» Work to be completed:
Reading down the listing below, count the lines where the word "this" shows up, then give only that count.

[Stored data entries]
-- BEGIN --

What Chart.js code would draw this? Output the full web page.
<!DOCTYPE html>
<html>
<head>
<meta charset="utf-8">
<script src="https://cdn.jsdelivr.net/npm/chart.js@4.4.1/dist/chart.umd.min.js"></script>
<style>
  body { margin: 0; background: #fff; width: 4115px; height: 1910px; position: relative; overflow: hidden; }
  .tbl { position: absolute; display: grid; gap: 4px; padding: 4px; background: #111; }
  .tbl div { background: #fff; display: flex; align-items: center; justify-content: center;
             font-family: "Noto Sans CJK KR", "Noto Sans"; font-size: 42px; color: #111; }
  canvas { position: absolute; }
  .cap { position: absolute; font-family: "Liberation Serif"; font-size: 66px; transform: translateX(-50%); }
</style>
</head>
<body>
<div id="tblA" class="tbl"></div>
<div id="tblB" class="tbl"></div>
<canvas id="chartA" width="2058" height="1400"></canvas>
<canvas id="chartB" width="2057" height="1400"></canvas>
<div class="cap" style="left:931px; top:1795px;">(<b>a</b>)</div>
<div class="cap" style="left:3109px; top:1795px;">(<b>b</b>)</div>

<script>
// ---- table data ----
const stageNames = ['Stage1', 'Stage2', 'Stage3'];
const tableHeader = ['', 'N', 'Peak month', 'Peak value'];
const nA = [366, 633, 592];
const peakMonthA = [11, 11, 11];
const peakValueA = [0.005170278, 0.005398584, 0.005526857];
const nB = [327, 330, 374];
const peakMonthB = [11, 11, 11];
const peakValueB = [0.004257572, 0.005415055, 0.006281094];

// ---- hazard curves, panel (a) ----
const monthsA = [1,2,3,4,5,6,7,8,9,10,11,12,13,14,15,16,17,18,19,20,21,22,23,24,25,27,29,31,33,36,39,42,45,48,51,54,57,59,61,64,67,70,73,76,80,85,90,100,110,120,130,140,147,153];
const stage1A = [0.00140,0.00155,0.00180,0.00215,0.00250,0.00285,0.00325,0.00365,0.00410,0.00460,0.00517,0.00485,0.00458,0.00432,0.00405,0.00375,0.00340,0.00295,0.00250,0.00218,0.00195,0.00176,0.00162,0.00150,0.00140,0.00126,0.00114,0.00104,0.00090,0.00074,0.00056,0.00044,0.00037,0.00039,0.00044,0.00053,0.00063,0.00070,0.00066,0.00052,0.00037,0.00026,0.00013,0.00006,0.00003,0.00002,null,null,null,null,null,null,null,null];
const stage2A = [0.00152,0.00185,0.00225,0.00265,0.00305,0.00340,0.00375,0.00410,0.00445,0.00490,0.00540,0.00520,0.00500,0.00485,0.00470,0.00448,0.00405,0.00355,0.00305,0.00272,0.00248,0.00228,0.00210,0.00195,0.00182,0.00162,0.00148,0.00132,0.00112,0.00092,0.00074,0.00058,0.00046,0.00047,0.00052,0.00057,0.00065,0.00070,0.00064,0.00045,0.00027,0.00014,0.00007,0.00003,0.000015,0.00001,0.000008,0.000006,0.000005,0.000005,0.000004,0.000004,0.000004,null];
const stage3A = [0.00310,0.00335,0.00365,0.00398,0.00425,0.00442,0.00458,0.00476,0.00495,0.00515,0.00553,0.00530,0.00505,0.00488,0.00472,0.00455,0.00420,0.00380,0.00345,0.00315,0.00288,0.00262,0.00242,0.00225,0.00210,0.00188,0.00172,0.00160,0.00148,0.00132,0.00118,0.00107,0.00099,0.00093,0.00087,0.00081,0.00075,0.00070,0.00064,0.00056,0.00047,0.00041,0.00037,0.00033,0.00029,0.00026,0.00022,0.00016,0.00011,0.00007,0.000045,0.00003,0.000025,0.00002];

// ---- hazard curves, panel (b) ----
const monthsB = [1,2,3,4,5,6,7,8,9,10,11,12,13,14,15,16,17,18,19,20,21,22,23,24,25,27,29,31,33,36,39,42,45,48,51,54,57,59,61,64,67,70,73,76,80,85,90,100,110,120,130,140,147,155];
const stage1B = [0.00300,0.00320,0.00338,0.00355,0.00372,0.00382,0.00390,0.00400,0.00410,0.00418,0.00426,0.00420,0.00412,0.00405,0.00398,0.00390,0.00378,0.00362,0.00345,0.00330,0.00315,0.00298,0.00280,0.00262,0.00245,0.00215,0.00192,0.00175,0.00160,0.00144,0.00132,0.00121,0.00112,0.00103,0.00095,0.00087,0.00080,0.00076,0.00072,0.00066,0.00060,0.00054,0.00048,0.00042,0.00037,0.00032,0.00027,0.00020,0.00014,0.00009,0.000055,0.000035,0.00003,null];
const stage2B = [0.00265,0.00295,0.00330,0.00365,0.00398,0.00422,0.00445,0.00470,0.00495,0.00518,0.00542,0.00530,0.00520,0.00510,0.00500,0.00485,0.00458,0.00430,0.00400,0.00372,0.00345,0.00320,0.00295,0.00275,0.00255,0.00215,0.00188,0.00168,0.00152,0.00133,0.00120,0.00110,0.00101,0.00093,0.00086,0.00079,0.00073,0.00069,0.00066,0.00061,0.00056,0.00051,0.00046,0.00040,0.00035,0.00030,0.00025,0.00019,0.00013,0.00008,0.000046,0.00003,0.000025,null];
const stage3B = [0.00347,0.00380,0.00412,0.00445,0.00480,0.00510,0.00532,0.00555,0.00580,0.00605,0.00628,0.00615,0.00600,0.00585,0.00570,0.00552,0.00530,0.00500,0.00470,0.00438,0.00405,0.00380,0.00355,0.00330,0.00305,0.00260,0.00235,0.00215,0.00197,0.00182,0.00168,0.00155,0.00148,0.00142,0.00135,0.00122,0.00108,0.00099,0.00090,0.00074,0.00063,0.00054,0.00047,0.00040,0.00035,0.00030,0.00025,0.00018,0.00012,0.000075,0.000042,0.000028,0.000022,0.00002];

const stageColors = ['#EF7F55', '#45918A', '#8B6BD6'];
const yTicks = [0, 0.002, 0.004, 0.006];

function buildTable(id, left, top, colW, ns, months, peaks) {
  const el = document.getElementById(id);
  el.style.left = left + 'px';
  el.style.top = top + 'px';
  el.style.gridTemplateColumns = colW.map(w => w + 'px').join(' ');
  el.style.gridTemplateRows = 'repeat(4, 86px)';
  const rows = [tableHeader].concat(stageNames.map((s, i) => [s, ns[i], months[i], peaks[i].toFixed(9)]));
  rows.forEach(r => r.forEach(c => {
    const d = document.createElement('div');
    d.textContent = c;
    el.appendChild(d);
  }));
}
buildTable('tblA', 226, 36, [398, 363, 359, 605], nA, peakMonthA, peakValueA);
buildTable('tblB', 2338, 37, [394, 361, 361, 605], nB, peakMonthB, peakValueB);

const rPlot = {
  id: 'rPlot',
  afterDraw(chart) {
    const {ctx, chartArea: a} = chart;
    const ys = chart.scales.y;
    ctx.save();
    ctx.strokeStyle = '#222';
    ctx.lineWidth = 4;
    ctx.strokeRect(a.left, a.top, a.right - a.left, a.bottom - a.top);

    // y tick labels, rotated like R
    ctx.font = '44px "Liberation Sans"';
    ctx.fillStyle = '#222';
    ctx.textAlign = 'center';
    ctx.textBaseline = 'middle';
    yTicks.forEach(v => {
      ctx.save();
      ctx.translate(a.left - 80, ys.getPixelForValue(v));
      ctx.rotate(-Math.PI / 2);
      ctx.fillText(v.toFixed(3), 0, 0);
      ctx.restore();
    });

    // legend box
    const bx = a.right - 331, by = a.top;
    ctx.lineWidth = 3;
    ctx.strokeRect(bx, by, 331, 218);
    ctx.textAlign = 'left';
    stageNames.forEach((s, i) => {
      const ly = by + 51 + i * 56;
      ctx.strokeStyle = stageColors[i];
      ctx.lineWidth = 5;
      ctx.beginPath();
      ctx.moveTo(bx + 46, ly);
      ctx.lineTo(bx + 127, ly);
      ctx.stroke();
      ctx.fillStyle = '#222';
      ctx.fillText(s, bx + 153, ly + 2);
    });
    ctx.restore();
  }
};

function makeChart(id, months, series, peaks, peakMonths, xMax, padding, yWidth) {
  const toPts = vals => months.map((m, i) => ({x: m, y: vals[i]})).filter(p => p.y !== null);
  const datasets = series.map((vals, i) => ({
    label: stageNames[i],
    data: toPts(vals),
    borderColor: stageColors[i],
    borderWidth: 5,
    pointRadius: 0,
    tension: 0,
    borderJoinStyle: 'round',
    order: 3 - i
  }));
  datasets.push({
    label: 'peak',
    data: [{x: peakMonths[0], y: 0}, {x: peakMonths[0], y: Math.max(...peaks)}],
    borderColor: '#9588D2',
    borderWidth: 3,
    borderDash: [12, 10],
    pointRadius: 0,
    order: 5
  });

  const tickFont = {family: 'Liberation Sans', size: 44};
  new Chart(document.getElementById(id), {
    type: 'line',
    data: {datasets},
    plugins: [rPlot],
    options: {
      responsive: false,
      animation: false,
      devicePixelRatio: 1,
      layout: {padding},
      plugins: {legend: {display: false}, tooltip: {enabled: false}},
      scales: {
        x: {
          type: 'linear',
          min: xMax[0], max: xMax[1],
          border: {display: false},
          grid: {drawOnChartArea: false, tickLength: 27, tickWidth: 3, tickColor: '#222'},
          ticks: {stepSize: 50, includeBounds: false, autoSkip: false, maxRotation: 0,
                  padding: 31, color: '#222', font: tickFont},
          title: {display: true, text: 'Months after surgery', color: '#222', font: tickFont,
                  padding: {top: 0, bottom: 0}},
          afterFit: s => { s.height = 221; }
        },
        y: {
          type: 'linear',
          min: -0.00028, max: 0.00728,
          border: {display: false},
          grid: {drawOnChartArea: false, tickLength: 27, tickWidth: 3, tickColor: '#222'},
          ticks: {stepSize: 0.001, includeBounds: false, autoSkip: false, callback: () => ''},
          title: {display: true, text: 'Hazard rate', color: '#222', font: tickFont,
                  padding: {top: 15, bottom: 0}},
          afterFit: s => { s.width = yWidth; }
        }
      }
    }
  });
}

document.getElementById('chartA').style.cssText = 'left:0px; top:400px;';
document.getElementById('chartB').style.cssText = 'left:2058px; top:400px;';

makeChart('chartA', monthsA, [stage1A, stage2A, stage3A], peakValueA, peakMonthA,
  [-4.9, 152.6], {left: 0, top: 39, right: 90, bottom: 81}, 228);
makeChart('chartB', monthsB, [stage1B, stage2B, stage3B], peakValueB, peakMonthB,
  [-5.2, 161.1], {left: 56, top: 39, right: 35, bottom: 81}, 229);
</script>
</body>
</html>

-- END --
-- BEGIN --

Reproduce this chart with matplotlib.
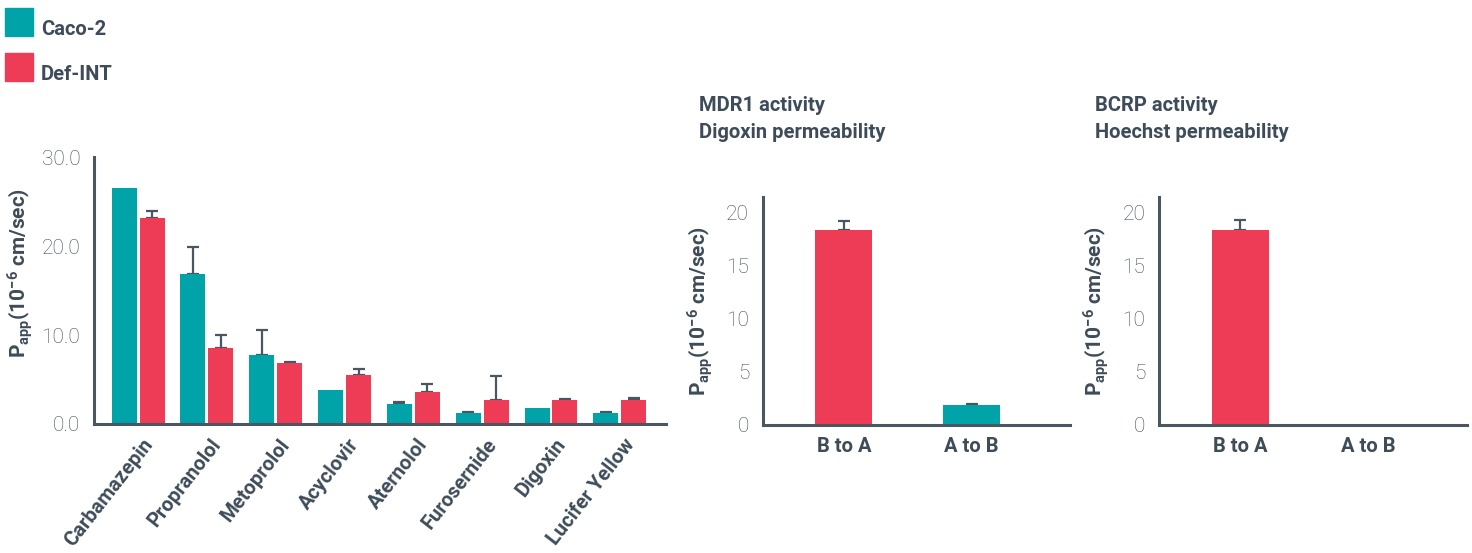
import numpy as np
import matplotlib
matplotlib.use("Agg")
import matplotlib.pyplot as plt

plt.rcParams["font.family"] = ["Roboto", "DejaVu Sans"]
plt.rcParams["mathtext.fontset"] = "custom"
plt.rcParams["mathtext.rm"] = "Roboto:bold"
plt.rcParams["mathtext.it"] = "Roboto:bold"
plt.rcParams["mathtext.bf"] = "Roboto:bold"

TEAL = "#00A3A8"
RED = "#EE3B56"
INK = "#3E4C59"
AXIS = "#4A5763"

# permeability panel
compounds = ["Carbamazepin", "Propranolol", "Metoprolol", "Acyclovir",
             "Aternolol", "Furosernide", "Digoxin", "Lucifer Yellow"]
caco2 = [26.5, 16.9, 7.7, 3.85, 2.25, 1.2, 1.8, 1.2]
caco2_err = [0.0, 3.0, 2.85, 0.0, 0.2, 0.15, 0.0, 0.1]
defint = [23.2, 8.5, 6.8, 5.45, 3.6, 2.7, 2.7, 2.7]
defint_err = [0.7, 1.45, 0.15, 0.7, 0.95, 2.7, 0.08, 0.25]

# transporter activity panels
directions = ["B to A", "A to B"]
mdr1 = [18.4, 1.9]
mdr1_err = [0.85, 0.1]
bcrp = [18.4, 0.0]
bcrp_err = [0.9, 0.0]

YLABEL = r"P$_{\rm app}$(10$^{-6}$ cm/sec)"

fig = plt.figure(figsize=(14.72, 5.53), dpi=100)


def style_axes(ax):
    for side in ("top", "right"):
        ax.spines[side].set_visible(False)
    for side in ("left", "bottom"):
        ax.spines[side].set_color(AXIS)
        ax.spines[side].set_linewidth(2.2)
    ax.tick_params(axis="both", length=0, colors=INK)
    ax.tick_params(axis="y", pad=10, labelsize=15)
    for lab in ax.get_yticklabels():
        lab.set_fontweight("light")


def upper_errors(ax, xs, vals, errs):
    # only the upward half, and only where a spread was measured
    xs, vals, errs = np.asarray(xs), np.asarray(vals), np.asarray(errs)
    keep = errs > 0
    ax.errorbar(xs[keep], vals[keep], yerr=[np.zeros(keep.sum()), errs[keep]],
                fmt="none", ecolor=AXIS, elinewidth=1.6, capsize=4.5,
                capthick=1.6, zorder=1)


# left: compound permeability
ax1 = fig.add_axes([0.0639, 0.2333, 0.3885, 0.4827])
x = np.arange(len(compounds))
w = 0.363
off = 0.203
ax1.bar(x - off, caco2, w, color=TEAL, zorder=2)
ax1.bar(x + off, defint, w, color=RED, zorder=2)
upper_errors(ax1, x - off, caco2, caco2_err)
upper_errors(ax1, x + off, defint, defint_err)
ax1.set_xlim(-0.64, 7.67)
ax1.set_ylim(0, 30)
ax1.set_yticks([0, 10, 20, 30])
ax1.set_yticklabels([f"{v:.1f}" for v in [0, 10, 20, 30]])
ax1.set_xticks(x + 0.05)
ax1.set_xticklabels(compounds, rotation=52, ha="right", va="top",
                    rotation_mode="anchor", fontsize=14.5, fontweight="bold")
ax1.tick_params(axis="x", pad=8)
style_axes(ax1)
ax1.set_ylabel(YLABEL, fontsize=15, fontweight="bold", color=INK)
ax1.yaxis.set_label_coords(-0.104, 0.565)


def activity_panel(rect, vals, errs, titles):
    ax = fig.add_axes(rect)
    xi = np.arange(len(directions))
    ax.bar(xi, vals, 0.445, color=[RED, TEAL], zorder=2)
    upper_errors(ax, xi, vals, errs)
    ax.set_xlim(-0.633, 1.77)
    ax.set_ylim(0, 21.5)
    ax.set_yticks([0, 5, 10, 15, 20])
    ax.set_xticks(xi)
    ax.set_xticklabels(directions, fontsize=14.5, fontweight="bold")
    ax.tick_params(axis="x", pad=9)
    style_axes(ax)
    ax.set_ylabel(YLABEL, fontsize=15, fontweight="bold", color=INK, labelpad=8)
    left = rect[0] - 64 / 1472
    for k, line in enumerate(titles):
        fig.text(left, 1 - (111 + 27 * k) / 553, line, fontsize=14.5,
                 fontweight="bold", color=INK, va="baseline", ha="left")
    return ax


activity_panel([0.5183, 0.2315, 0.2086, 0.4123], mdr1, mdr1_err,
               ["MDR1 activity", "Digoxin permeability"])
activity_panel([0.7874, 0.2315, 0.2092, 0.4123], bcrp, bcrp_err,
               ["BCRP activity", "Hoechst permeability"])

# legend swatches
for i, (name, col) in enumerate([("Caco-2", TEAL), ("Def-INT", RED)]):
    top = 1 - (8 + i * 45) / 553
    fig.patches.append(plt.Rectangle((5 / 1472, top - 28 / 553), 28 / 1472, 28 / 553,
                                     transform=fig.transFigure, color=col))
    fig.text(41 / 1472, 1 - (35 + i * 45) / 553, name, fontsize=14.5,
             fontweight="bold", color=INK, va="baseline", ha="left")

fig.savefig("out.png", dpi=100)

-- END --

» Answer to the task:
2